Evanston RoundTable, Sept. 1, 2021

I grew up in New York, and I try to get back there at least once a year to see family and friends. In fact, a trip I took last week was the second in three months. In May, I stayed on Long Island with my high school friend Neil. We did fun, touristy things: a guided bike tour of Central Park, a bus tour of lower Manhattan and a boat ride into New York Harbor that included stops at Liberty and Ellis Islands.

Ellis was particularly memorable. The main building has been restored to something like its original splendor, and the educational displays are amazing. A century ago my mother, her parents, her two sisters, brother and grandfather all came through the island on their way to their new American home on the south side of Chicago. My mother was born in Johannesburg, part of a cohort of Russian Jews who fled the Old Country in favor of the New. They stayed several years in South Africa, where work was plentiful and anti-Semitism rare.

“If they were doing so well in Johannesburg,” I recently asked my older cousin, “why did they come to America?”

“Better marriage prospects,” she said.

Last week’s trip, with Alan and Jim, two other high school friends, included watching a players’ practice round for the U.S. Open at the National Tennis Center in Queens, biking the magnificent 500-acre Storm King sculpture park nestled in the Hudson Highlands and visiting the New York Botanical Garden in the Bronx.
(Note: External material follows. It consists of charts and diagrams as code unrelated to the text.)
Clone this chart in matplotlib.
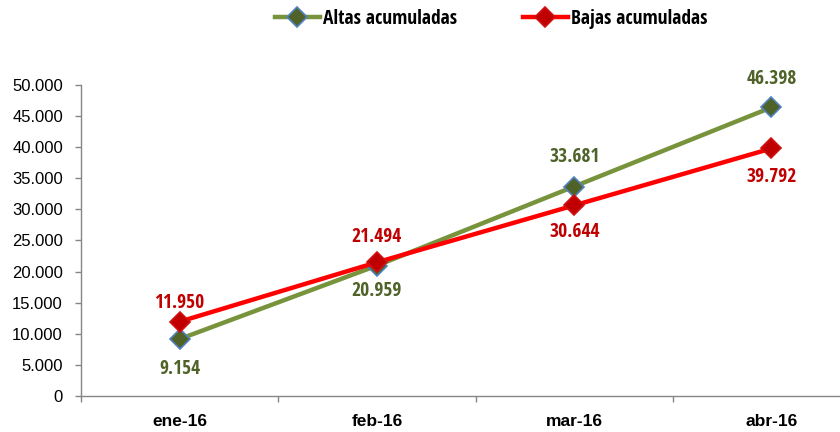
import matplotlib
matplotlib.use("Agg")
import matplotlib.pyplot as plt
from matplotlib.ticker import FuncFormatter, FixedLocator

categories = ["ene-16", "feb-16", "mar-16", "abr-16"]
altas = [9154, 20959, 33681, 46398]
bajas = [11950, 21494, 30644, 39792]

# label offsets in pixels (style)
altas_off = [-30, -25, 30, 28]
bajas_off = [19, 25, -27, -29]

narrow = ["Open Sans Condensed", "Liberation Sans"]
reg = "Liberation Sans"

def fmt(v):
    return f"{int(v):,}".replace(",", ".")

fig = plt.figure(figsize=(8.4, 4.32), dpi=100)
W, H = 840, 432
ax = fig.add_axes([81 / W, 1 - 396 / H, (870 - 81) / W, (396 - 85) / H])

x = list(range(len(categories)))
c_alt_line, c_alt_mk, c_alt_txt = "#77933C", "#4F6228", "#4F6228"
c_baj_line, c_baj_mk, c_baj_txt = "#FF0000", "#C00000", "#C00000"

ax.plot(x, altas, color=c_alt_line, lw=3.2, marker="D", ms=10.5,
        mfc=c_alt_mk, mec="#4F81BD", mew=1.2, label="Altas acumuladas", zorder=3)
ax.plot(x, bajas, color=c_baj_line, lw=3.2, marker="D", ms=10.5,
        mfc=c_baj_mk, mec="#D01010", mew=1.2, label="Bajas acumuladas", zorder=4)

for xi, v, d in zip(x, altas, altas_off):
    ax.annotate(fmt(v), (xi, v), xytext=(0, d), textcoords="offset pixels",
                ha="center", va="center", color=c_alt_txt, fontsize=14,
                fontweight="bold", family=narrow)
for xi, v, d in zip(x, bajas, bajas_off):
    ax.annotate(fmt(v), (xi, v), xytext=(0, d), textcoords="offset pixels",
                ha="center", va="center", color=c_baj_txt, fontsize=14,
                fontweight="bold", family=narrow)

ax.set_xlim(-0.5, len(categories) - 0.5)
ax.set_ylim(0, 50000)
ax.yaxis.set_major_locator(FixedLocator(range(0, 50001, 5000)))
ax.yaxis.set_major_formatter(FuncFormatter(lambda v, p: fmt(v)))
ax.set_xticks(x)
ax.set_xticklabels(categories, fontsize=12.5, fontweight="bold", family=reg)
ax.xaxis.set_minor_locator(FixedLocator([i - 0.5 for i in range(len(categories) + 1)]))
ax.tick_params(axis="x", which="major", length=0, pad=13)
ax.tick_params(axis="x", which="minor", length=4, color="#868686", width=1)
ax.tick_params(axis="y", length=4, color="#868686", width=1, labelsize=12, pad=9)
for lab in ax.get_yticklabels():
    lab.set_family(reg)
for s in ["top", "right"]:
    ax.spines[s].set_visible(False)
for s in ["left", "bottom"]:
    ax.spines[s].set_color("#868686")
    ax.spines[s].set_linewidth(1)

leg = fig.legend(loc="center", bbox_to_anchor=(491 / W, 1 - 19 / H), ncol=2,
                 frameon=False, prop={"family": narrow, "weight": "bold", "size": 14},
                 handlelength=2.3, handletextpad=0.15, columnspacing=3.4)

fig.savefig("out.png", dpi=100)
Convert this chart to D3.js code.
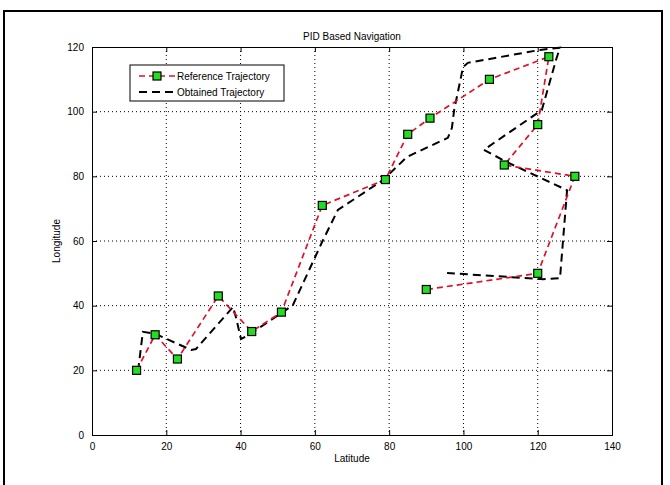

In both cases I flew into LaGuardia and came home on an Amtrak train, the storied Lakeshore Limited.

What is it about trains? I always struggle to explain their mystique, their hold on me ­– and can never do it justice. Part of it is the magic of youth. As a kid growing up in a New York suburb much like Evanston (only with hills), I frequently rode the New Haven commuter train to Grand Central Station with my dad, who was an executive for a dress manufacturing firm headquartered in Manhattan’s Garment District. While he made Saturday morning long-distance phone calls to his salesmen, I traipsed around midtown Manhattan, goggle-eyed at the seedy lure of 1950s Times Square.

Best of all, and what really sparked my train mania, were the overnight train rides from Grand Central to Portland, Maine, where I attended a nearby boys camp for three summers. Gazing out at the passing parade of upstate New York and New England – the small towns, the village squares, the homes and backyards, the stores and factories – one witnessed a rarely seen panorama of America’s soul.

During a college year abroad in 1967 and ’68 (in which I mostly traveled), I joined three dozen students from around the world for a late December trip from London to Russia. Our two-night train ride to Moscow took us through East and West Germany. The border between them was a miles-long hellscape of nothingness lit by giant klieg lights from massive guard towers. The next morning we rode into the two Berlins. The train was sealed, meaning no one could enter or exit. In East Berlin I decided to test the limits: I walked onto the rear car’s outside platform as if I had every right to be there. A soldier with a submachine gun motioned me back inside. He had the stronger right.

We were met at the Soviet border by a luxury Russian train, complete with samovars at each end of the car.

Our group spent five days in Moscow, four in Leningrad (today’s St. Petersburg) and four in Warsaw. We saw David Oistrakh and the Bolshoi Ballet in concert. I swam in Gorky Park, snow falling gently on our heated pool. Altogether 17 days, $170. The Kremlin, Red Square, the Hermitage, the old city of Warsaw, plus­ the train rides across western Europe were all part of a uniquely memorable experience.

Here in America I’ve ridden overnight trains from Chicago to New York, Austin and San Francisco. My wife and I took the old Coast Starlight train from Seattle to San Francisco, which, true to its name, provided unforgettable nighttime vistas of mountain lakes bathed in starlight.

Which was a highlight of this last train ride. At some point after darkness had descended, hours after we had left Penn Station, we passed over a midsize river. Moonlight twinkled merrily on the surface. I grabbed my phone and checked the GPS. It was the Buffalo River. The Buffalo touches Chicago: it drains into Lake Erie, separated from the Evanston shore by Lake Huron.

All things connect, like trains criss-crossing the continents.